В одной из книг замечательного нигерийского писателя, лауреата Нобелевской премии Воле Шойинки рассказывается, как во время второй мировой войны многие африканцы недоумевали: почему англичане не используют в борьбе против Гитлера могущественных колдунов? В нашем сборнике читатель найдет текст, в котором повествуется о старике зулу, пляшущем среди британских войск и приносящем смерть английским солдатам, оставаясь при этом неуязвимым для вражеских пуль и снарядов. Так народ зулусов рассказывает о событии, зафиксированном во многих европейских учебниках истории. Это событие даже датируется самым точным образом — 22 января 1879 года. Только в учебниках ничего не говорится о колдуне. Там излагается версия об уничтожении зулусскими воинами британских военных соединений в составе восьмисот человек, оснащенных самым современным оружием. Версия учебника не покажется африканцам неверной, но их собственная версия гораздо более, по их мнению, достойна рассказа! И рассказ этот, как они глубоко уверены,— не выдумка!

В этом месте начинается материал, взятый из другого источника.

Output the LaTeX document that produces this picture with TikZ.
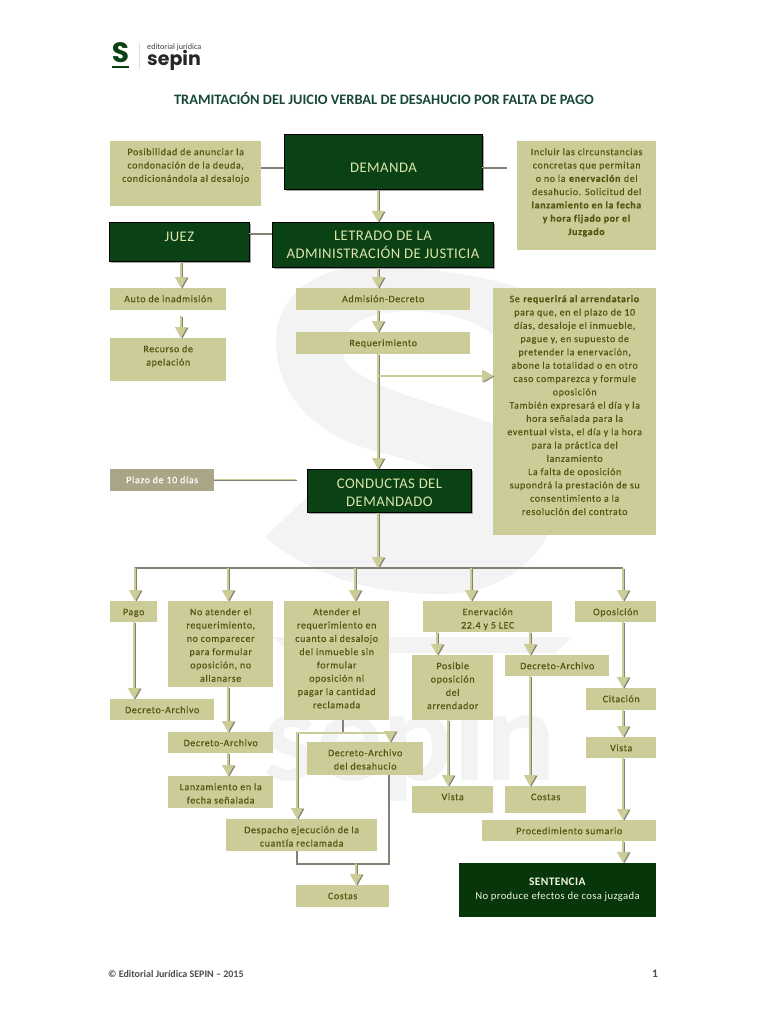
\documentclass[tikz,border=0pt]{standalone}
\usepackage{fontspec}
\setmainfont{Carlito}
\newfontfamily\boxfont[LetterSpace=6, Ligatures=NoCommon, FakeBold=0.25]{Carlito}
\newfontfamily\headfont[LetterSpace=3, Ligatures=NoCommon]{Carlito}
\newfontfamily\logofont{Poppins}
\usepackage{xcolor}
\usetikzlibrary{arrows.meta, shadows}
\definecolor{khaki}{RGB}{204, 204, 153}
\definecolor{linegray}{RGB}{130, 130, 115}
\definecolor{olivetext}{RGB}{84, 84, 16}
\definecolor{deepgreen}{RGB}{10, 66, 22}
\definecolor{sentgreen}{RGB}{6, 54, 10}
\definecolor{palegreen}{RGB}{220, 228, 170}
\definecolor{plazogray}{RGB}{170, 165, 135}
\definecolor{markgray}{RGB}{243, 243, 243}
\definecolor{titlegreen}{RGB}{24, 72, 58}
\newcommand{\tb}[4][14]{\begin{minipage}[c][#3pt][t]{#2pt}\centering
  \leavevmode\rule{0pt}{#1pt}#4\end{minipage}}
\tikzset{
  tan/.style={fill=khaki, text=olivetext, inner sep=0pt, anchor=north west,
              font=\boxfont\fontsize{10}{13.3}\selectfont},
  dark/.style={fill=deepgreen, draw=black, line width=0.9pt, text=palegreen,
               inner sep=0pt, anchor=north west,
               font=\headfont\fontsize{14.7}{18.5}\selectfont,
               drop shadow={shadow xshift=2pt, shadow yshift=-2pt,
                            fill=gray!70, opacity=1}},
  arr/.style={-{Triangle[length=11pt, width=12pt]}, draw=khaki, line width=#1,
              preaction={draw=linegray, line width=#1,
                         -{Triangle[length=11pt, width=12pt]},
                         transform canvas={xshift=1.3pt, yshift=-0.6pt}}},
  arr/.default=1.7pt,
  lin/.style={draw=linegray, line width=1.1pt,
              preaction={draw=khaki, line width=1.1pt,
                         transform canvas={xshift=-0.8pt, yshift=0.8pt}}},
}

\begin{document}
\begin{tikzpicture}[x=1pt, y=-1pt]
  \useasboundingbox (0,0) rectangle (768,1024);

  % watermark
  \fill[markgray] (265,537) .. controls (310,575) and (370,594) .. (440,594)
    .. controls (510,594) and (560,550) .. (560,480)
    .. controls (560,420) and (400,410) .. (350,367)
    .. controls (335,350) and (340,325) .. (375,315)
    .. controls (420,305) and (470,315) .. (493,335)
    -- (520,288)
    .. controls (480,275) and (420,266) .. (373,266)
    .. controls (310,266) and (276,300) .. (276,340)
    .. controls (276,400) and (320,440) .. (390,455)
    .. controls (430,465) and (465,480) .. (471,505)
    -- (307,497) -- cycle;
  \fill[markgray] (273,637) -- (573,637) -- (555,653) -- (290,653) -- cycle;
  \node[text=markgray, font=\fontsize{132}{132}\selectfont\bfseries, inner sep=0pt]
    (marksepin) at (410,745) {sepin};

  % logo and title
  \node[text=deepgreen, font=\logofont\fontsize{28}{28}\selectfont\bfseries, inner sep=0pt,
        anchor=base] (logos) at (120.5,63) {S};
  \draw[deepgreen, line width=1.2pt] (112,67) -- (129,67);
  \draw[gray!25, line width=1pt] (139,43) -- (139,69);
  \node[text=black!75, font=\fontsize{8.2}{8.2}\selectfont, anchor=base west, inner sep=0pt]
    (logoed) at (147,49.5) {editorial jurídica};
  \node[text=black!85, font=\logofont\fontsize{19}{19}\selectfont\bfseries,
        anchor=base west, inner sep=0pt] (logosepin) at (147,65.5) {sepin};
  \node[text=titlegreen, font=\fontsize{14.4}{14.4}\selectfont\bfseries, inner sep=0pt]
    (titulo) at (384,99) {TRAMITACIÓN DEL JUICIO VERBAL DE DESAHUCIO POR FALTA DE PAGO};

  % ---- top block ----
  \node[tan] (posib) at (110,141) {\tb{151}{65}{Posibilidad de anunciar la\\
    condonación de la deuda,\\condicionándola al desalojo}};
  \node[dark] (demanda) at (284,134) {\tb[38]{198}{55}{DEMANDA}};
  \node[tan] (incluir) at (517,141) {\tb{139}{109}{Incluir las circunstancias\\
    concretas que permitan\\o no la \textbf{enervación} del\\desahucio. Solicitud del\\
    \textbf{lanzamiento en la fecha}\\\textbf{y hora fijado por el}\\\textbf{Juzgado}}};
  \node[dark] (juez) at (109,222) {\tb[19]{140}{39}{JUEZ}};
  \node[dark] (letrado) at (272,222) {\tb[18]{221}{45}{LETRADO DE LA\\ADMINISTRACIÓN DE JUSTICIA}};

  % ---- second block ----
  \node[tan] (auto) at (110,288) {\tb{116}{22}{Auto de inadmisión}};
  \node[tan] (recurso) at (110,338) {\tb{116}{43}{Recurso de\\apelación}};
  \node[tan] (admision) at (296,288) {\tb{174}{22}{Admisión-Decreto}};
  \node[tan] (requer) at (296,332) {\tb{174}{22}{Requerimiento}};
  \node[tan] (sereq) at (493,288) {\tb{163}{247}{Se \textbf{requerirá al arrendatario}\\
    para que, en el plazo de 10\\días, desaloje el inmueble,\\pague y, en supuesto de\\
    pretender la enervación,\\abone la totalidad o en otro\\caso comparezca y formule\\
    oposición\\También expresará el día y la\\hora señalada para la\\
    eventual vista, el día y la hora\\para la práctica del\\lanzamiento\\
    La falta de oposición\\supondrá la prestación de su\\consentimiento a la\\
    resolución del contrato}};
  \node[tan, fill=plazogray, text=white] (plazo) at (110,469) {\tb{104}{22}{Plazo de 10 días}};
  \node[dark] (conductas) at (307,469) {\tb[19]{164}{43}{CONDUCTAS DEL\\DEMANDADO}};

  % ---- conductas row ----
  \node[tan] (pago) at (110,601) {\tb{47}{21}{Pago}};
  \node[tan] (noatender) at (168,601) {\tb{105}{86}{No atender el\\requerimiento,\\
    no comparecer\\para formular\\oposición, no\\allanarse}};
  \node[tan] (atender) at (284,601) {\tb{105}{119}{Atender el\\requerimiento en\\
    cuanto al desalojo\\del inmueble sin\\formular\\oposición ni\\pagar la cantidad\\reclamada}};
  \node[tan] (enerv) at (423,601) {\tb{129}{31}{Enervación\\22.4 y 5 LEC}};
  \node[tan] (oposic) at (575,601) {\tb{81}{21}{Oposición}};

  % ---- lower boxes ----
  \node[tan] (decreto1) at (110,699) {\tb{104}{21}{Decreto-Archivo}};
  \node[tan] (decreto2) at (168,732) {\tb{105}{21}{Decreto-Archivo}};
  \node[tan] (lanzam) at (168,776) {\tb{105}{32}{Lanzamiento en la\\fecha señalada}};
  \node[tan] (desah) at (307,742) {\tb{116}{33}{Decreto-Archivo\\del desahucio}};
  \node[tan] (despacho) at (226,819) {\tb{151}{32}{Despacho ejecución de la\\cuantía reclamada}};
  \node[tan] (costas1) at (296,885) {\tb{93}{22}{Costas}};
  \node[tan] (posible) at (412,655) {\tb{81}{65}{Posible\\oposición\\del\\arrendador}};
  \node[tan] (decreto3) at (505,655) {\tb{104}{21}{Decreto-Archivo}};
  \node[tan] (vista2) at (412,786) {\tb{81}{27}{Vista}};
  \node[tan] (costas2) at (505,786) {\tb{81}{27}{Costas}};
  \node[tan] (citacion) at (586,688) {\tb{70}{22}{Citación}};
  \node[tan] (vista1) at (586,737) {\tb{70}{21}{Vista}};
  \node[tan] (proced) at (482,820) {\tb{174}{21}{Procedimiento sumario}};
  \node[fill=sentgreen, text=palegreen!40!white, align=center, inner sep=0pt,
        minimum width=197pt, minimum height=54pt,
        font=\headfont\fontsize{10.7}{14}\selectfont] (sentencia) at (557.5,890)
    {\textbf{\fontsize{11.5}{14}\selectfont SENTENCIA}\\No produce efectos de cosa juzgada};

  % footer
  \node[text=black!70, font=\fontsize{10}{10}\selectfont\bfseries, anchor=west, inner sep=0pt]
    (pie) at (108,974) {© Editorial Jurídica SEPIN – 2015};
  \node[text=black!70, font=\fontsize{11.5}{11.5}\selectfont\bfseries, inner sep=0pt]
    (pagina) at (655,974) {1};

  % junctions
  \coordinate (reqjoin) at (378,376);
  \coordinate (bus) at (378,568);
  \coordinate (atjoin) at (343,733);
  \coordinate (costjoin) at (356,864);

  % plain lines
  \draw[lin] (posib.east |- 0,168) -- (demanda.west |- 0,168);
  \draw[lin, shorten >=10pt] (demanda.east |- 0,168) -- (incluir.west |- 0,168);
  \draw[lin] (juez.east |- 0,234) -- (letrado.west |- 0,234);
  \draw[lin, shorten >=10pt] (plazo.east) -- (conductas.west |- plazo);
  \draw[lin] (bus -| 135,0) -- (bus -| 623,0);
  \draw[lin] (atender.south -| atjoin) -- (atjoin);
  \draw[lin] (despacho.south -| 297,0) |- (costjoin);
  \draw[lin] (desah.south -| 389,0) |- (costjoin);

  % vertical arrows
  \foreach \a/\b/\x in {demanda/letrado/378, letrado/admision/378, admision/requer/378,
                        juez/auto/181,
                        pago/decreto1/134, noatender/decreto2/228, decreto2/lanzam/228,
                        enerv/posible/437, enerv/decreto3/530, posible/vista2/448,
                        decreto3/costas2/530, oposic/citacion/623, citacion/vista1/623,
                        vista1/proced/623, proced/sentencia/623}
    \draw[arr] (\a.south -| \x,0) -- (\b.north -| \x,0);
  \draw[arr, shorten <=6pt] (auto.south -| 181,0) -- (recurso.north -| 181,0);
  \draw[arr=1.1pt] (requer.south -| bus) -- (conductas.north -| bus);
  \draw[arr=1.1pt] (conductas.south -| bus) -- (bus);
  \draw[arr=1.1pt] (reqjoin) -- (sereq.west |- reqjoin);

  % branches from the bus
  \foreach \b/\x in {pago/135, noatender/228, atender/355, enerv/471, oposic/623}
    \draw[arr] (bus -| \x,0) -- (\b.north -| \x,0);

  % elbows at atender
  \draw[arr=1.1pt] (atjoin) -| (despacho.north -| 297,0);
  \draw[arr=1.1pt] (atjoin) -| (desah.north -| 390,0);
  \draw[arr] (costjoin) -- (costas1.north -| costjoin);
\end{tikzpicture}
\end{document}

Несколько лет назад все газеты мира облетело сообщение о том, что найдены люди «зомби» и раскрыта их тайна. До того времени ходили легенды о «живых мертвецах», о людях, лишенных всяких желаний, воли и нужд и беспрекословно подчиняющихся приказам хозяев. По словам газет, обнаружены злодеи, которые опаивали жертву неким пойлом, вызывающим на несколько часов видимость смерти; после похорон злоумышленники вынимали мнимого покойника из могилы, отрезали язык, отшибали память, внушали представление о реальности перенесенной «смерти» и использовали для рабского труда обычно на отдаленных плантациях. Временами родственники «умерших» случайно встречались с похороненными и оплаканными «покойниками». Те не узнавали или — иногда — узнавали родных. Это были трагические встречи, и они порождали особые рассказы, и слухи, и стереотипы, и сюжеты. Один из таких сюжетов в форме бытовой сказки, сказки-былички приводится и в нашем сборнике.
Подчас сказки и повседневные рассказы в глазах постороннего совершенно неотличимы. Во всяком случае жанры эти взаимопроницаемы. Любопытно! Казалось бы, сказка африканская — явление гораздо более архаическое (стадиально), чем русская, например. Но в русской сказке вы вряд ли найдете упоминание о телефоне или о спутнике! В африканской же сказке это вовсе не диво. Когда мы в сказочном повествовании нигерийского писателя Амоса Тутуолы читаем, что «дух затрещал, как телефон»,— нам смешно, африканцу же — нисколько. Взаимопроницаемость жанров позволяет самой технократической современности войти и в миф, и в волшебную сказку, иногда в трансформированном виде, а иногда и не меняясь.
Среди сюжетов африканских сказок есть такой: злодей европеец гоняется за африканскими жителями с кинжалом, чтобы съесть их печень (похоже на европейские легенды об африканском каннибализме, не правда ли?). Зафиксирован и следующий сюжет. Один англичанин охотился на львов где-то в Кении. Истребив всех львов, англичанин сказал отцу, что теперь, когда в Африке больше нет этих животных, он отправляется охотиться на львов... в Германию.
Нет такой современной реалии, которая не имела бы шанса попасть в африканскую сказку! Подчас такая реалия экзотизируется (ведь и Германия для африканской сказки — экзотика), иногда одомашнивается, присваивается, порой выдается за чудо, а когда и переосмысливается. Вот, например, в тексте южноафриканских коса мы встречаем отсутствующее в их языке слово «диндала».
Персонажи лукаво объясняют, что в их стране так называют того, кто наставляет девушек перед свадьбой. Лукавство состоит в том, что парни-то прекрасно знают, что этим словом называют полицейского («диндала» — искаженное голландское dienaar — констебль). Впрочем, наверно, таким же образом секунд-майор в русской сказке стал некогда «секун-майором» (от слова «сечь»).